Planned post hoc t-tests (corrected for multiple comparisons; see “Methods”) were run to compare formant focusing to obstruent focusing. Across all phonemes, performance was 6.2% better with formant focusing (ranging from 0.0 to 11.1%; SD: 3.3; t(19) = 8.7, p < 0.001; Cohen’s d = 0.76). For consonants, formant focusing was 7.7% better (ranging from 0.9% to 14.4%; SD: 4.3%; t(19) = 8.0, p < 0.001; d = 0.94), and for vowels formant focusing was 3.9% better (ranging from − 6.9% to 15.3%; SD: 5.3%; t(19) = 3.2, p = 0.004; d = 0.44).

Figure 4 shows phoneme discrimination for each phoneme subgroup. Further post hoc analyses (corrected for multiple comparisons) revealed that phoneme discrimination was significantly better with formant focusing than with wide focusing in some subgroups. For voiced fricatives and for sonorants that differed by place of articulation, performance improved with formant focusing by 11.5% (SD: 10.5%; t(19) = 4.9, p = 0.002) and 13.8% (SD: 12.5%; t(19) = 4.9, p = 0.002), respectively. Improvement in performance for voiced plosives differing by place of articulation was also close to significance (mean change in performance of 8.3%; SD: 11.4%; t(19) = 3.3, p = 0.057). Performance decreased for phoneme pairs differing by whether they were voiced or voiceless by 13.3% (SD: 11.0%; t(19) = 5.4, p < 0.001). For vowels, formant focusing improved performance for monophthongs by 5.8% (SD: 7.1%; t(19) = 3.7, p = 0.026) and for diphthongs by 11.5% (SD: 13.4%; t(19) = 3.8, p = 0.020).

Figure 4
figure 4

Percentage of phonemes discriminated for the different focusing approaches, grouped by phoneme contrast type (N = 20). Box plots are shown as in Fig. 3. Chance performance is marked with a dashed grey line.
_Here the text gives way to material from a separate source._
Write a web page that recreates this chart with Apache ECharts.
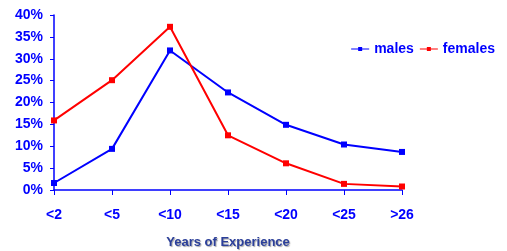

Changes in performance for phoneme sub-groups were also observed for obstruent focusing compared to wide focusing. No significant improvement in performance with obstruent focusing was observed for any consonant subgroup, although improvement for sonorants that differ by place of articulation approached significance (mean change in performance of 8.5%; SD: 12.6%; t(19) = 3.0, p = 0.077). Performance worsened with obstruent focusing compared to wide focusing by 34.8% for consonants differing by whether they were voiced or voiceless (SD: 10.4%; t(19) = 14.9, p < 0.001), by 11.5% for voiceless plosives differing by place of articulation (SD: 11.5%; t(19) = 4.4, p = 0.005), and by 6.9% for consonants differing by both manner and place of articulation (SD: 7.6%; t(19) = 4.1, p = 0.012). Decreased performance was also close to significance for voiceless fricatives differing by place of articulation (mean decrease of 7.9%; SD: 11.1%; t(19) = 3.2, p = 0.056) and for consonants differing by both place of articulation and voicing (mean decrease of 10.6%; SD: 14.6%; t(19) = 3.3, p = 0.058). No significant change for vowel subgroups was observed, although improvement in performance approached significance for monophthongs (mean improvement of 5.2%; SD: 7.7%; t(19) = 3.0, p = 0.077).

Additional exploratory analyses assessed whether there was a correlation between phoneme discrimination (for wide, formant, or obstruent focusing approaches) and either age or detection thresholds for a 125-Hz vibro-tactile tone (measured during screening). No evidence of a correlation between phoneme discrimination and either age or detection threshold was found.

Finally, to assess whether fatigue, training, or adaptation effects might have influenced the outcomes, performance was assessed for each of the four repeat measurements made with each phoneme pair and focusing approach. Note that each of these four repeats was completed in sequence so that, for example, all phoneme pairs and focusing approaches were measured once before any of the second repeat measurements were made. For each repeat, the order of conditions was re-randomised. For the first repeat, the mean performance across all phoneme pairs and focusing approaches was 59.4% (SD: 7.2%), for the second repeat was 59.6% (SD: 8.0%), for the third repeat was 57.9% (SD: 6.9%), and for the final repeat was 58.0% (SD: 8.2%).

Discussion

Previously, it has been shown that tactile phoneme discrimination with the latest wide-focused tactile vocoder strategy is good for consonants but poor for vowels18. The current study tested a new version of the strategy, which was designed to improve vowel discrimination by better transferring formant information. As expected, vowel discrimination was substantially improved with this new formant-focused approach, while overall consonant discrimination remained unaffected. In addition to being critical for haptic hearing aids that target those unable to access CIs, enhanced vowel perception could be crucial for augmenting CI listening, particularly for lower-performing users who tend to have poor vowel perception even in quiet listening conditions26.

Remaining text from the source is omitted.